Identify the lines that contain the word "React", then copy them.

— Begin —

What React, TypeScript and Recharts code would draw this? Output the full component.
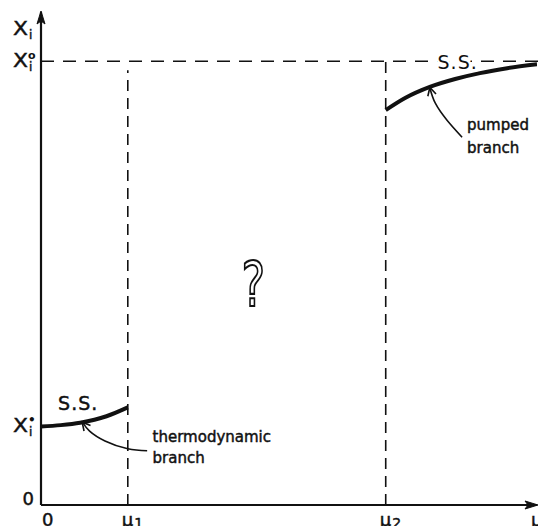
import React from 'react';
import {
  ComposedChart,
  Line,
  XAxis,
  YAxis,
  ReferenceLine,
  ReferenceDot,
} from 'recharts';

// Control parameter values on the μ axis
const MU1 = 1.75;
const MU2 = 6.95;
const MU_END = 10;

// Concentration levels on the X_i axis
const X_EQ = 1.6;
const X_ZERO_SUPER = 9;
const X_AXIS_TOP = 9.65;
const Y_END = 10;

// Steady-state branches
const thermodynamicBranch = [
  { x: 0, y: 1.59 },
  { x: 0.4, y: 1.62 },
  { x: 0.79, y: 1.67 },
  { x: 1.32, y: 1.8 },
  { x: 1.75, y: 1.98 },
];

const pumpedBranch = [
  { x: 6.95, y: 8.01 },
  { x: 7.35, y: 8.26 },
  { x: 7.84, y: 8.48 },
  { x: 8.35, y: 8.64 },
  { x: 8.85, y: 8.76 },
  { x: 9.4, y: 8.86 },
  { x: 10, y: 8.94 },
];

// Leader curves from the annotations to the branches
const thermoLeader = [
  { x: 0.84, y: 1.67 },
  { x: 0.98, y: 1.5 },
  { x: 1.29, y: 1.3 },
  { x: 1.75, y: 1.14 },
  { x: 2.14, y: 1.1 },
];

const pumpedLeader = [
  { x: 7.84, y: 8.46 },
  { x: 7.95, y: 8.15 },
  { x: 8.19, y: 7.8 },
  { x: 8.49, y: 7.46 },
];

// Tick labels
const xTicks = [0, MU1, MU2, MU_END];
const xTickLabels = [
  { base: '0', sub: '' },
  { base: 'μ', sub: '1' },
  { base: 'μ', sub: '2' },
  { base: 'μ', sub: '' },
];

const yTicks = [0, X_EQ, X_ZERO_SUPER, X_AXIS_TOP];
const yTickLabels = [
  { base: '0', sup: '', sub: '' },
  { base: 'X', sup: '•', sub: 'i' },
  { base: 'X', sup: 'o', sub: 'i' },
  { base: 'X', sup: '', sub: 'i' },
];

const FONT = '"DejaVu Sans", sans-serif';
const INK = '#111';
const EPS = 1e-6;

const inkText = { stroke: INK, strokeWidth: 0.45 };

const XTick = (props: any) => {
  const { x, y, payload, index } = props;
  const lab = xTickLabels[index] ?? { base: String(payload.value), sub: '' };
  const isZero = lab.base === '0';
  return (
    <text
      x={isZero ? x + 1 : x - 6}
      y={y + 13}
      fontFamily={FONT}
      fontSize={18}
      fill={INK}
      textAnchor="start"
      {...inkText}
    >
      <tspan>{lab.base}</tspan>
      {lab.sub ? (
        <tspan dx={1} dy={2} fontSize={14}>
          {lab.sub}
        </tspan>
      ) : null}
    </text>
  );
};

const YTick = (props: any) => {
  const { y, payload, index } = props;
  const lab = yTickLabels[index] ?? { base: String(payload.value), sup: '', sub: '' };
  if (lab.base === '0') {
    return (
      <text x={34} y={y} fontFamily={FONT} fontSize={18} fill={INK} textAnchor="end" {...inkText}>
        0
      </text>
    );
  }
  const bx = 13;
  const sx = 28;
  return (
    <g fontFamily={FONT} fill={INK}>
      <text x={bx} y={y + 6} fontSize={19} transform={`translate(${bx},0) scale(1.15,1) translate(${-bx},0)`} {...inkText}>
        {lab.base}
      </text>
      {lab.sup ? (
        <text x={sx} y={y - 2} fontSize={lab.sup === '•' ? 12 : 11} fontWeight="bold">
          {lab.sup}
        </text>
      ) : null}
      <text x={sx + 1} y={y + 10} fontSize={12} {...inkText}>
        {lab.sub}
      </text>
    </g>
  );
};

// Open chevron arrowhead pointing along +x before rotation
const chevron = (angle: number, len = 9, spread = 28) => (p: any) => {
  const r = (spread * Math.PI) / 180;
  const dx = -len * Math.cos(r);
  const dy = len * Math.sin(r);
  return (
    <path
      d={`M${dx},${-dy} L0,0 L${dx},${dy}`}
      transform={`translate(${p.cx},${p.cy}) rotate(${angle})`}
      fill="none"
      stroke={INK}
      strokeWidth={1.6}
    />
  );
};

// Filled arrowhead for the coordinate axes
const axisHead = (angle: number) => (p: any) => (
  <path
    d="M1,0 L-12,-4 L-9,0 L-12,4 Z"
    transform={`translate(${p.cx},${p.cy}) rotate(${angle})`}
    fill={INK}
    stroke={INK}
    strokeWidth={1}
  />
);

const haloText = {
  stroke: '#fff',
  strokeWidth: 5,
  paintOrder: 'stroke' as const,
};

export default function App() {
  return (
    <div style={{ position: 'absolute', left: 0, top: 0, background: '#fff' }}>
      <ComposedChart
        width={538}
        height={526}
        margin={{ top: 12, right: 1, bottom: 0, left: 0 }}
        style={{ fontFamily: FONT }}
      >
        <XAxis
          type="number"
          dataKey="x"
          domain={[0, MU_END]}
          ticks={xTicks}
          tick={<XTick />}
          tickLine={false}
          axisLine={{ stroke: INK, strokeWidth: 2.2 }}
          height={21}
          interval={0}
          allowDataOverflow
        />
        <YAxis
          type="number"
          dataKey="y"
          domain={[0, Y_END]}
          ticks={yTicks}
          tick={<YTick />}
          tickLine={false}
          axisLine={{ stroke: INK, strokeWidth: 2.2 }}
          width={41}
          interval={0}
          allowDataOverflow
        />

        {/* Reference levels */}
        <ReferenceLine
          segment={[
            { x: EPS, y: X_ZERO_SUPER },
            { x: 10.05, y: X_ZERO_SUPER },
          ]}
          stroke={INK}
          strokeWidth={1.4}
          strokeDasharray="13 9"
          ifOverflow="visible"
        />
        <ReferenceLine
          segment={[
            { x: MU1, y: EPS },
            { x: MU1, y: 8.82 },
          ]}
          stroke={INK}
          strokeWidth={1.6}
          strokeDasharray="11 7"
          ifOverflow="visible"
        />
        <ReferenceLine
          segment={[
            { x: MU2, y: EPS },
            { x: MU2, y: X_ZERO_SUPER },
          ]}
          stroke={INK}
          strokeWidth={1.6}
          strokeDasharray="11 7"
          ifOverflow="visible"
        />

        {/* Steady-state branches */}
        <Line
          data={thermodynamicBranch}
          dataKey="y"
          type="monotone"
          stroke={INK}
          strokeWidth={4}
          dot={false}
          isAnimationActive={false}
        />
        <Line
          data={pumpedBranch}
          dataKey="y"
          type="monotone"
          stroke={INK}
          strokeWidth={4}
          dot={false}
          isAnimationActive={false}
        />

        {/* Annotation leaders */}
        <Line
          data={thermoLeader}
          dataKey="y"
          type="natural"
          stroke={INK}
          strokeWidth={1.6}
          dot={false}
          isAnimationActive={false}
        />
        <Line
          data={pumpedLeader}
          dataKey="y"
          type="natural"
          stroke={INK}
          strokeWidth={1.6}
          dot={false}
          isAnimationActive={false}
        />
        <ReferenceDot x={0.83} y={1.68} shape={chevron(-130)} ifOverflow="visible" />
        <ReferenceDot x={7.84} y={8.47} shape={chevron(-105)} ifOverflow="visible" />

        {/* Axis arrowheads */}
        <ReferenceDot x={MU_END} y={EPS} shape={axisHead(0)} ifOverflow="visible" />
        <ReferenceDot x={EPS} y={Y_END} shape={axisHead(-90)} ifOverflow="visible" />

        {/* Text annotations */}
        <ReferenceDot
          x={0.75}
          y={1.92}
          ifOverflow="visible"
          shape={(p: any) => (
            <text x={p.cx} y={p.cy} fontFamily={FONT} fontSize={19} fill={INK} textAnchor="middle" letterSpacing={1} {...inkText}>
              S.S.
            </text>
          )}
        />
        <ReferenceDot
          x={8.4}
          y={8.98}
          ifOverflow="visible"
          shape={(p: any) => (
            <text x={p.cx} y={p.cy + 7} fontFamily={FONT} fontSize={19} fill={INK} textAnchor="middle" letterSpacing={1} {...haloText}>
              S.S.
            </text>
          )}
        />
        <ReferenceDot
          x={2.25}
          y={1.27}
          ifOverflow="visible"
          shape={(p: any) => (
            <text fontFamily={FONT} fontSize={15} fill={INK} {...inkText}>
              <tspan x={p.cx} y={p.cy}>thermodynamic</tspan>
              <tspan x={p.cx} y={p.cy + 21}>branch</tspan>
            </text>
          )}
        />
        <ReferenceDot
          x={8.59}
          y={7.61}
          ifOverflow="visible"
          shape={(p: any) => (
            <text fontFamily={FONT} fontSize={15} fill={INK} {...inkText}>
              <tspan x={p.cx} y={p.cy}>pumped</tspan>
              <tspan x={p.cx} y={p.cy + 23}>branch</tspan>
            </text>
          )}
        />
        <ReferenceDot
          x={4.28}
          y={4.03}
          ifOverflow="visible"
          shape={(p: any) => (
            <text
              x={p.cx}
              y={p.cy}
              fontFamily={FONT}
              fontSize={62}
              fill="#fff"
              stroke={INK}
              strokeWidth={2.2}
              textAnchor="middle"
              transform={`translate(${p.cx},0) scale(0.72,1) translate(${-p.cx},0)`}
            >
              ?
            </text>
          )}
        />
      </ComposedChart>
    </div>
  );
}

— End —

Reply to the task:
What React, TypeScript and Recharts code would draw this? Output the full component.
import React from 'react';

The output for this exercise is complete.